They'll get it all on one die eventually, and it will be more cost effective than manufacturing separate dies, but they'll never compete in gaming class graphics. Having the whole platform, including graphics, on one die will make it hard for nVidia to compete in enterprise graphics markets. AMD could do something similar, though they haven't moved in that direction yet.
Can this extra graphics processor be utilized even with a separate graphics card? Say I have a 5850 and one of these chips, will the CPU dump off some work onto the integrated graphics while I use my primary GPU for other things, or does having a separate GPU leave the integrated GPU sitting dead in the box taking up space?
I remember reading about Westmere a long time ago... this is mainly just an announcement that Intel's working on driver support for GPGPU functions... which isn't exactly a surprise. This isn't really anything interesting yet, since Intel hasn't even given a vague indication when this driver update will release, so its probably just an effort to get any positive news out, no matter how small, after they admitted failure and scrapped the "first version" of Larrabee.
[citation][nom]Abrahm[/nom]Can this extra graphics processor be utilized even with a separate graphics card? Say I have a 5850 and one of these chips, will the CPU dump off some work onto the integrated graphics while I use my primary GPU for other things, or does having a separate GPU leave the integrated GPU sitting dead in the box taking up space?How does this add to the heat of the CPU?[/citation]

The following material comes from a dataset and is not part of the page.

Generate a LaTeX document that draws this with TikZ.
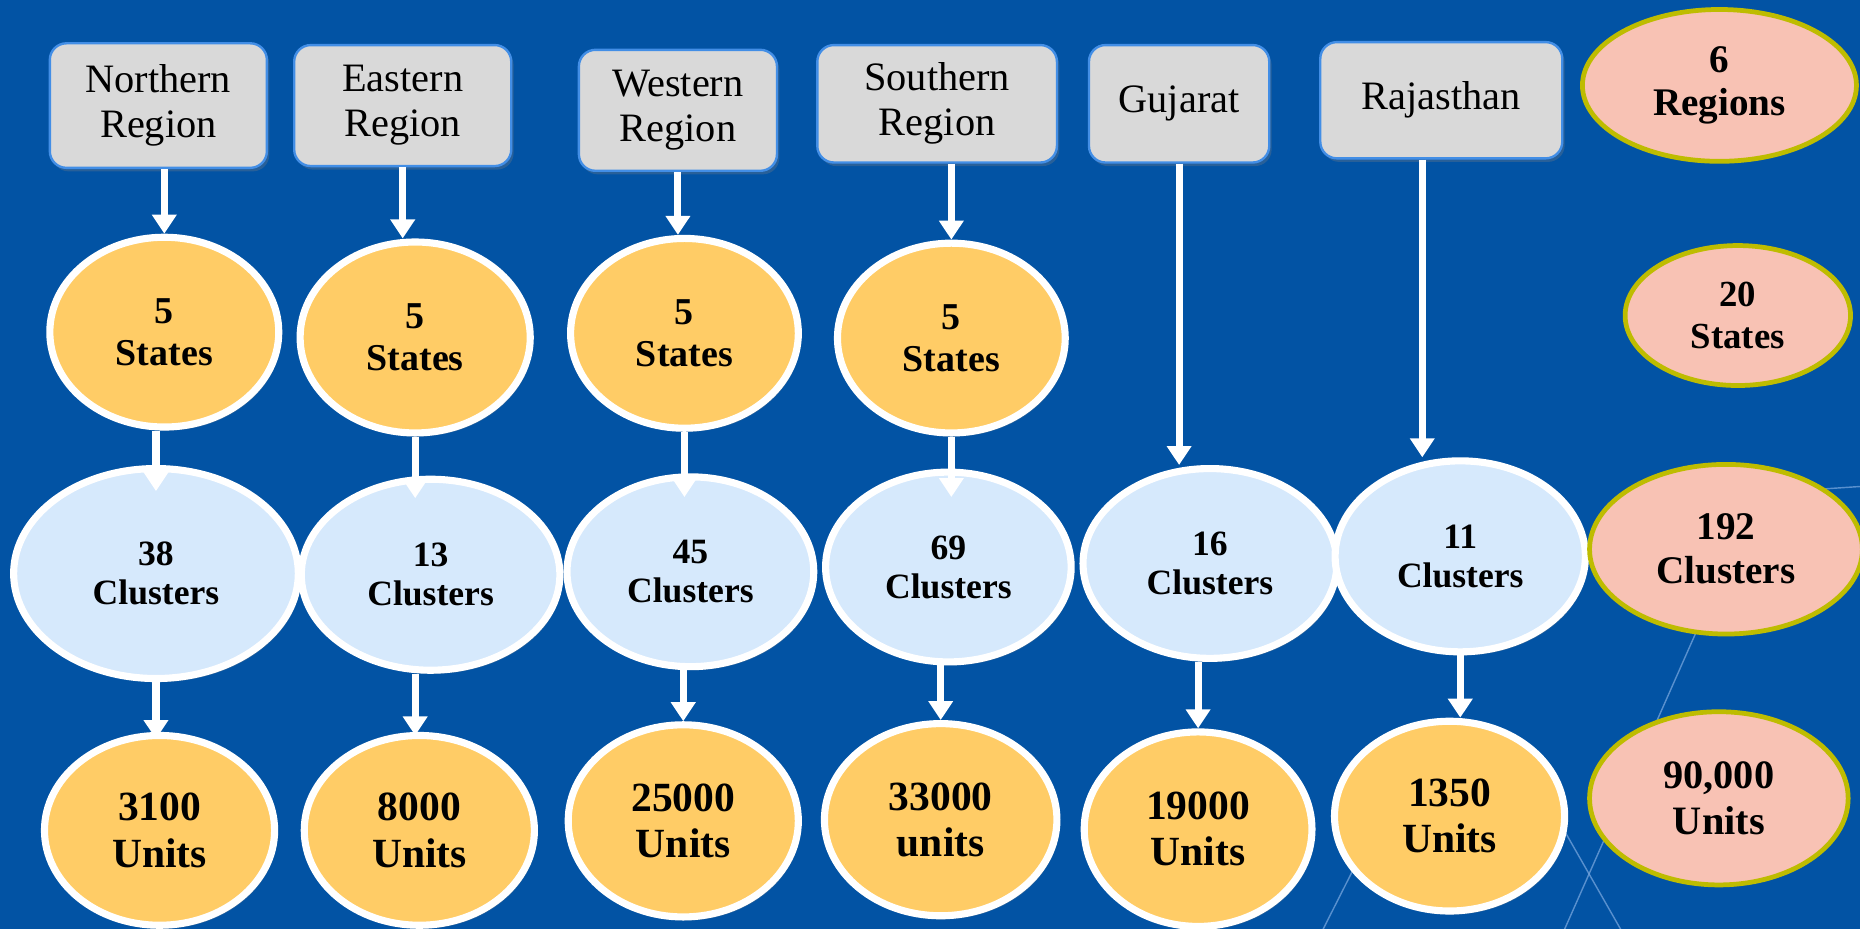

if you have a 5850 then who cares if there's any other gpu's in the system? (unless it's a second 5850 for crossfire ) but to answer your question, no
Yes, the future is a unified CPU and GPU. I really don't see any future in the discrete graphic cards. When the CPU and GPU are centralized, resources would be dynamically allocated depending on the application. There would be less wasted silicon. And without the messy interfacing, the system as a whole would operate much faster.
It's good enough for most games!
Just not the latest.
I don't think it's fail at all!
I'm really looking forward to this chip, and I bet a lot of other people do too!
I see they integrated the memory controller on the same die as the graphics chip, which means lower latencies for graphic applications. It allows them to have faster VRAM speeds without much additional cost; but it will also mean (since the memory controller is not located on the CPU) that the chip will perform slightly slower on programs.
On the other hand the CPU is fast enough for most programs, (save perhaps video encoding), but it is not for most games.
They did well in focusing the memory controller on the RAM.
Just that detail alone could increase graphics speed by a couple (or more than ten) percent on fps!
Combined with most likely what's going to be a slightly faster graphics GPU than a GMA950, we'll probably look at a decent graphics solution to play DX9 games with resolutions upto 1280x800 fluidly!
Perfect for netbooks and notebooks, servers, and small dekstops!
Those who don't like this, can still equip their pc with a Corei7, and a pair of Radeon 5870's if they like; I mean, it's not like this chip is going to totally replace the current lineup of regular CPU's.
Have anybody thought of the power-saving capabilities of those processors? Not only they are 32 Nm but they also come with a GPU. Yes, I know it is not a good GPU, but for using Windows alone, it does the job pretty well. Now your real GPU will be on idle most of time, saving power.
Not that I generally support Intel graphics but the Westmere IGP looks to be a major improvement over the GMA4500HD and can handle all you'd expect from an IGP as far as I can tell from the information already out in the wild.
The advantage of doing something like video transcoding over the GPU would effectively mean you'd get an extra "core" for free in the IGP. What's not to like?
I mean, I'm sure it won't be _amazing_ or anything but everything that leads to better utilization of all available resources in the computer must surely be a good thing.
I'm in the market for a notebook myself, though I'm holding out for Arrandale before making the purchase, and since I have a dedicated desktop for gaming I'm going to aim for a product that relies on the IGP alone. If I can get more functionality out of it that's all good in my book.